His team’s landing module had set down in a region known as the Sea of Tranquility. Within 20 minutes, Aldrin joined him. There, the two took photos, collected moon rocks and set up some science experiments.
They also left mementos for future space travelers. These included a patch carrying the names of Virgil Grissom, Edward White and Roger Chaffee — Apollo 1 crew members who died in a launchpad fire. Armstrong and Aldrin also left medals inscribed with the names of Vladimir Komarov and Yuri Gagarin, two Russian astronauts (called cosmonauts) who died during space flights in 1967 and 1968. Finally, they left a small silicon disc that carried a miniature goodwill message from 73 world leaders (its message is so small that you would need a microscope to see the words).
Neil Armstrong walking on the moon for the first time.
Aldrin returned to the Eagle after 93 minutes on the moon’s surface. Armstrong, the mission’s commander, stayed 40 minutes longer. He savored the last bits of this huge adventure. Then the pair rejoined Michael Collins aboard the Apollo 11 space capsule for their return trip home. In all, the team spent more than eight days in space and traveled 953,054 miles (more than 1.5 million kilometers).
And still their trip wasn’t really over. The men couldn’t step out of their space suits and rush to hug their families for another three weeks. Once back on Earth, the men had to remain in quarantine. It was a precautionary measure to make sure no one had picked up a dangerous germ during their lunar trek and carried it home.
After his Apollo 11 trip to the moon, Armstrong stayed on at NASA and eventually rose to become its deputy associate administrator, in Washington, D.C. Later, he became a college professor, teaching aerospace engineering. He then worked for several aerospace companies. It seems the man never could get enough of the idea of cruising through — and occasionally outside of — Earth’s atmosphere.
After his death, Armstrong’s family issued a statement. They said, in part: “While we mourn the loss of a very good man, we also celebrate his remarkable life and hope that it serves as an example to young people around the world to work hard to make their dreams come true, to be willing to explore and push the limits, and to selflessly serve a cause greater than themselves.”
Observes NASA Administrator Charles Bolden: “As long as there are history books, Neil Armstrong will be included in them, remembered for taking humankind’s first small step on a world beyond our own.”
As a mark of respect for Armstrong and what his achievements represented, President Obama ordered that flags throughout the country and at U.S. embassies abroad be lowered to half-staff on the day Armstrong is buried.
aerospace A research field devoted to the study of Earth’s atmosphere and the space beyond or to aircraft that travel in the atmosphere and space.
astronautics A research field specializing in the design and construction of aircraft — including those created for space travel.
Apollo missions NASA’s third human spaceflight program.
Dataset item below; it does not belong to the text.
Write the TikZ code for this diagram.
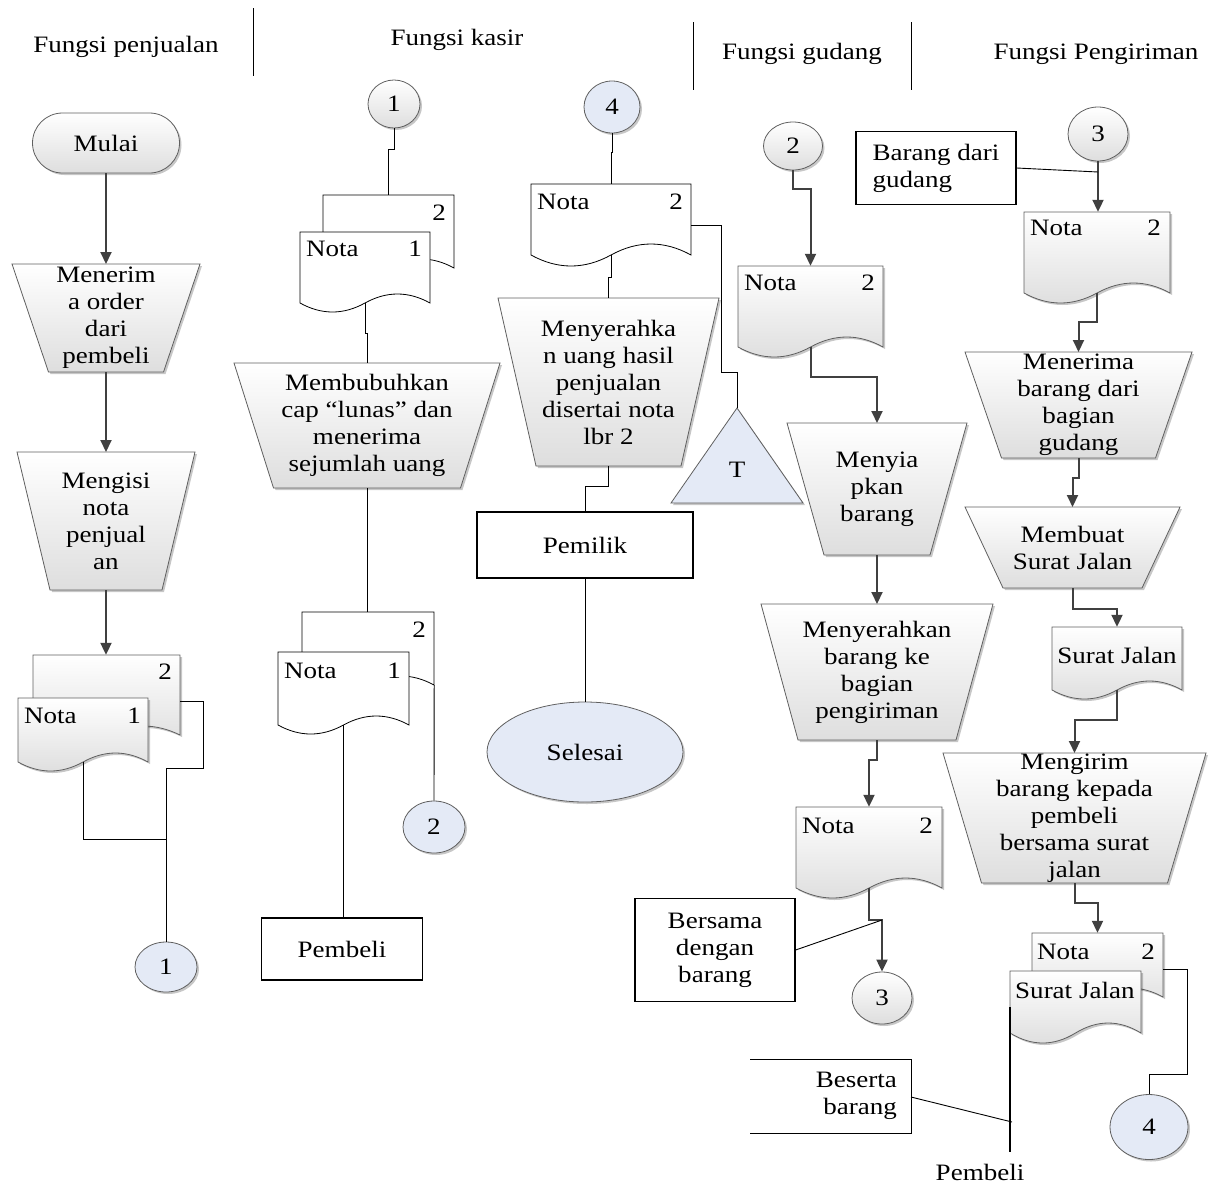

It sought to develop the technologies needed for long-distance space travel. It got a big kick-start after President John F. Kennedy proposed in 1961 creating the national goal of “landing a man on the Moon and returning him safely to the Earth.”
astronaut People trained to travel into space for research and exploration.
celestial body Any naturally formed objects of substantial size in space. Examples include comets, asteroids, planets, moons, stars and galaxies.
cosmonaut Russian term for astronaut.
docking The act of bringing together and inserting one thing into another.
engineer An individual who applies science to practical purposes, such as the design or development of machines, structures or systems.
lander A special, small vehicle designed to ferry humans between a spacecraft and the celestial body they will explore.
lunar Relating to Earth’s moon.
propulsion The act or process of driving something forward, using a force. For instance, jet engines are one type of propulsion for keeping airplanes aloft.